School Committee interviews MHS Principal for superintendent role


School Committee interviews MHS Principal for superintendent role
Daniel Riley speaks at the Marlborough High School graduation in 2021. (Photo/Laura Hayes)

HUDSON Daniel Riley, the current principal of Marlborough High School, has led his school since 2018.

Daniel Riley came before the Hudson School Committee on March 16 as a candidate for the new superintendent of schools in Hudson, one of five candidates who could fill the role after Superintendent Marco Rodrigues announced his retirement.

He was drawn to this profession because he wants to help kids, and it is something he would like to do for many years.

From 2013 to 2018, Riley also served as the supervisor of mathematics for grades 6 to 12 for the Marlborough Public Schools, where he supervised and evaluated 30 mathematics teachers across middle and high schools. In that role, he aligned local curriculum with Massachusetts state standards and delivered professional development opportunities for teachers.

He used the words “kind,” “respectful” and “innovative” to describe his style as an administrator. He said that kindness and being respectful “lends itself to a healthy and well-productive environment.”

Riley believed being innovative is being a leader who can synthesize a lot of different data to find a solution. People need to be brought together to solve whatever problem there is, whether it concerns the budget or academic achievements in the schools.

“I’ve done that throughout my career trajectory,” he said. “I think you need an innovative leader who is going to look at some of the difficulties that we face.”

When developing a budget, Riley said he has made adjustments in his own budget at Marlborough High School in the salary and resource line items and, after assessing the school’s needs, he looks at finding the resources that meet those needs.

Adjustments are made with the central office team and director of finance, he noted. Riley said as salaries comprise over 80% of the budget, funding this item comes first for him followed by special education and out-of-district placements.
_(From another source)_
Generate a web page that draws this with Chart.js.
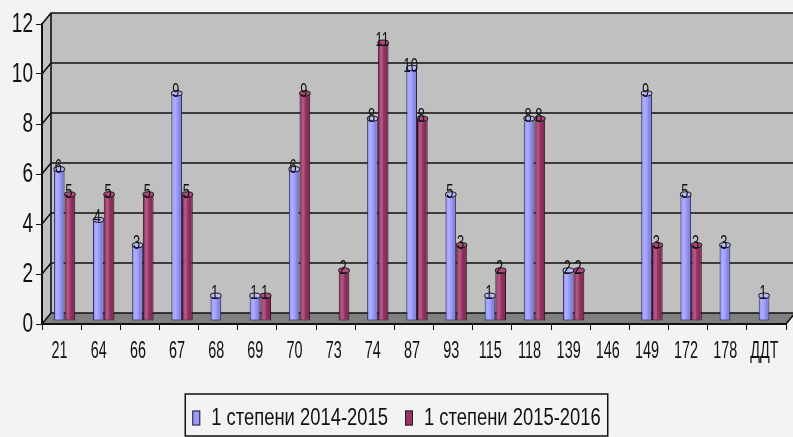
<!DOCTYPE html>
<html>
<head>
<meta charset="utf-8">
<script src="https://cdn.jsdelivr.net/npm/chart.js@4.4.1/dist/chart.umd.min.js"></script>
<style>
  html, body { margin: 0; padding: 0; background: #f3f3f3; }
  #wrap { width: 793px; height: 437px; }
</style>
</head>
<body>
<div id="wrap"><canvas id="chart"></canvas></div>
<script>
var categories = ['21', '64', '66', '67', '68', '69', '70', '73', '74', '87', '93', '115', '118', '139', '146', '149', '172', '178', 'ДДТ'];
var series2014 = [6, 4, 3, 9, 1, 1, 6, 0, 8, 10, 5, 1, 8, 2, 0, 9, 5, 3, 1];
var series2015 = [5, 5, 5, 5, 0, 1, 9, 2, 11, 8, 3, 2, 8, 2, 0, 3, 3, 0, 0];
var seriesNames = ['1 степени 2014-2015', '1 степени 2015-2016'];
var seriesColors = ['#9999ff', '#993366'];
var capColors = ['#b8b8ff', '#b04a7e'];
var yMax = 12, yStep = 2;

var FONT = "'Liberation Sans', Arial, sans-serif";
var DX = 9, DY = 11;           // depth of the 3d box
var SHIFT_X = 3, SHIFT_Y = -3; // bars stand a bit inside the box
var BAR_STRETCH = 1.012;

// narrow text: regular face squeezed horizontally
function narrowText(ctx, txt, x, y, size, sx, align) {
  ctx.save();
  ctx.translate(x, y);
  ctx.scale(sx, 1);
  ctx.font = size + 'px ' + FONT;
  ctx.textAlign = align;
  ctx.textBaseline = 'middle';
  ctx.fillStyle = '#111';
  ctx.fillText(txt, 0, 0);
  ctx.restore();
}

var box3d = {
  id: 'box3d',
  beforeDraw: function(chart) {
    var ctx = chart.ctx, a = chart.chartArea, y = chart.scales.y;
    ctx.save();
    ctx.fillStyle = '#f3f3f3';
    ctx.fillRect(0, 0, chart.width, chart.height);

    // walls
    ctx.fillStyle = '#c0c0c0';
    ctx.beginPath();
    ctx.moveTo(a.left, a.top);
    ctx.lineTo(a.left + DX, a.top - DY);
    ctx.lineTo(chart.width, a.top - DY);
    ctx.lineTo(chart.width, a.bottom - DY);
    ctx.lineTo(a.left, a.bottom);
    ctx.closePath();
    ctx.fill();

    // floor
    ctx.fillStyle = '#808080';
    ctx.beginPath();
    ctx.moveTo(a.left, a.bottom);
    ctx.lineTo(a.right, a.bottom);
    ctx.lineTo(a.right + DX, a.bottom - DY);
    ctx.lineTo(a.left + DX, a.bottom - DY);
    ctx.closePath();
    ctx.fill();

    // gridlines on side and back wall
    ctx.strokeStyle = '#111';
    ctx.lineWidth = 1.6;
    for (var v = 0; v <= yMax; v += yStep) {
      var py = y.getPixelForValue(v);
      ctx.beginPath();
      ctx.moveTo(a.left, py);
      ctx.lineTo(a.left + DX, py - DY);
      ctx.lineTo(chart.width, py - DY);
      ctx.stroke();
    }
    ctx.beginPath();
    ctx.moveTo(a.left + DX, a.top - DY);
    ctx.lineTo(a.left + DX, a.bottom - DY);
    ctx.stroke();
    ctx.beginPath();
    ctx.moveTo(a.right, a.bottom);
    ctx.lineTo(a.right + DX, a.bottom - DY);
    ctx.stroke();
    ctx.restore();
  },
  beforeDatasetsDraw: function(chart) {
    var ctx = chart.ctx, base = chart.chartArea.bottom;
    ctx.save();
    ctx.translate(SHIFT_X, SHIFT_Y + base);
    ctx.scale(1, BAR_STRETCH);
    ctx.translate(0, -base);
  },
  afterDatasetsDraw: function(chart) {
    var ctx = chart.ctx;
    chart.data.datasets.forEach(function(ds, di) {
      var meta = chart.getDatasetMeta(di);
      meta.data.forEach(function(el, i) {
        var val = ds.data[i];
        if (!val) return;
        var p = el.getProps(['x', 'y', 'base', 'width'], true);
        var l = p.x - p.width / 2;
        // cylinder shading
        ctx.fillStyle = 'rgba(255,255,255,0.18)';
        ctx.fillRect(l + 2, p.y, p.width * 0.28, p.base - p.y - 1);
        ctx.fillStyle = 'rgba(0,0,0,0.12)';
        ctx.fillRect(p.x + p.width * 0.15, p.y, p.width * 0.3, p.base - p.y - 1);
        // top cap
        ctx.beginPath();
        ctx.ellipse(p.x, p.y, p.width / 2, 2.6, 0, 0, Math.PI * 2);
        ctx.fillStyle = capColors[di];
        ctx.fill();
        ctx.strokeStyle = '#222';
        ctx.lineWidth = 1;
        ctx.stroke();
        narrowText(ctx, String(val), p.x - 1, p.y - 2, 20, 0.64, 'center');
      });
    });
    ctx.restore();
  },
  afterDraw: function(chart) {
    var ctx = chart.ctx, a = chart.chartArea, xs = chart.scales.x, ys = chart.scales.y;

    // axis labels
    categories.forEach(function(c, i) {
      narrowText(ctx, c, xs.getPixelForTick(i) - 2, a.bottom + 27, 24, 0.6, 'center');
    });
    ys.ticks.forEach(function(t) {
      narrowText(ctx, String(t.value), a.left - 9, ys.getPixelForValue(t.value), 28, 0.68, 'right');
    });

    // legend with a frame
    ctx.save();
    var size = 23, sx = 0.8;
    ctx.font = size + 'px ' + FONT;
    var boxW = 8, boxH = 15, gap = 11, itemGap = 17;
    var widths = seriesNames.map(function(s) { return ctx.measureText(s).width * sx; });
    var total = 0;
    widths.forEach(function(w, i) { total += boxW + gap + w + (i ? itemGap : 0); });
    var x = (chart.width - total) / 2;
    var cy = chart.height - 19;
    ctx.strokeStyle = '#111';
    ctx.lineWidth = 1.5;
    ctx.strokeRect(x - 7, cy - 24, total + 14, 42);
    seriesNames.forEach(function(s, i) {
      ctx.fillStyle = seriesColors[i];
      ctx.fillRect(x, cy - boxH / 2, boxW, boxH);
      ctx.strokeStyle = '#222';
      ctx.lineWidth = 1;
      ctx.strokeRect(x + 0.5, cy - boxH / 2 + 0.5, boxW - 1, boxH - 1);
      narrowText(ctx, s, x + boxW + gap, cy + 1, size, sx, 'left');
      x += boxW + gap + widths[i] + itemGap;
    });
    ctx.restore();
  }
};

new Chart(document.getElementById('chart'), {
  type: 'bar',
  data: {
    labels: categories,
    datasets: [
      { label: seriesNames[0], data: series2014, backgroundColor: seriesColors[0], borderColor: '#2a2a55', borderWidth: 1, borderSkipped: false },
      { label: seriesNames[1], data: series2015, backgroundColor: seriesColors[1], borderColor: '#3a1024', borderWidth: 1, borderSkipped: false }
    ]
  },
  options: {
    responsive: true,
    maintainAspectRatio: false,
    animation: false,
    layout: { padding: { top: 24, right: 7, bottom: 0, left: 0 } },
    datasets: { bar: { categoryPercentage: 0.546, barPercentage: 1 } },
    plugins: { legend: { display: false }, tooltip: { enabled: false } },
    scales: {
      x: {
        grid: { drawOnChartArea: false, drawTicks: true, tickLength: 6, color: '#111', offset: true },
        border: { display: true, color: '#111', width: 2 },
        ticks: { display: false, autoSkip: false },
        afterFit: function(s) { s.height = 113; }
      },
      y: {
        min: 0, max: yMax,
        grid: { drawOnChartArea: false, drawTicks: true, tickLength: 6, color: '#111' },
        border: { display: true, color: '#111', width: 2 },
        ticks: { stepSize: yStep, display: false },
        afterFit: function(s) { s.width = 42; }
      }
    }
  },
  plugins: [box3d]
});
</script>
</body>
</html>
Riley has heard about the School Committee’s work with the central office to ask for an additional funding refund from the state. He called the strategy a wonderful one as the town has worked with the School Committee to provide the funds and shown “a willingness to invest in education.”

The community must understand what the long-term investment for the schools and “what it is they’re investing in.”

“They’re not just paying for the education of students pre-K to 12,” Riley said. “They’re paying for the future of the community.”

He discussed his thoughts on how to create an equitable environment for everyone in the school community. The strategy in Marlborough was to empower the staff and students and share each other’s stories.

“I felt there was a strong need for leadership, but not just leadership from the top down,” he said.

He selected a lead teacher for what he calls an anti-bias, anti-racist program, which trains leadership to understand where there is bias and the reason why doing such work is important.

“We were then able to bring that training and that work to the staff,” he said.

The staff at Marlborough High School is delving into the curriculum and seeing if it is aligning with the practice of anti-bias as well as reflecting the student body. He believed that a better job could be done “giving students a voice.”

Riley said of students sharing their experiences, “You have to provide an opportunity here for the students.”

He also strives to address equity issues “by building support.”

He added, “As the leader of the school district, there needs to be a set of core values.”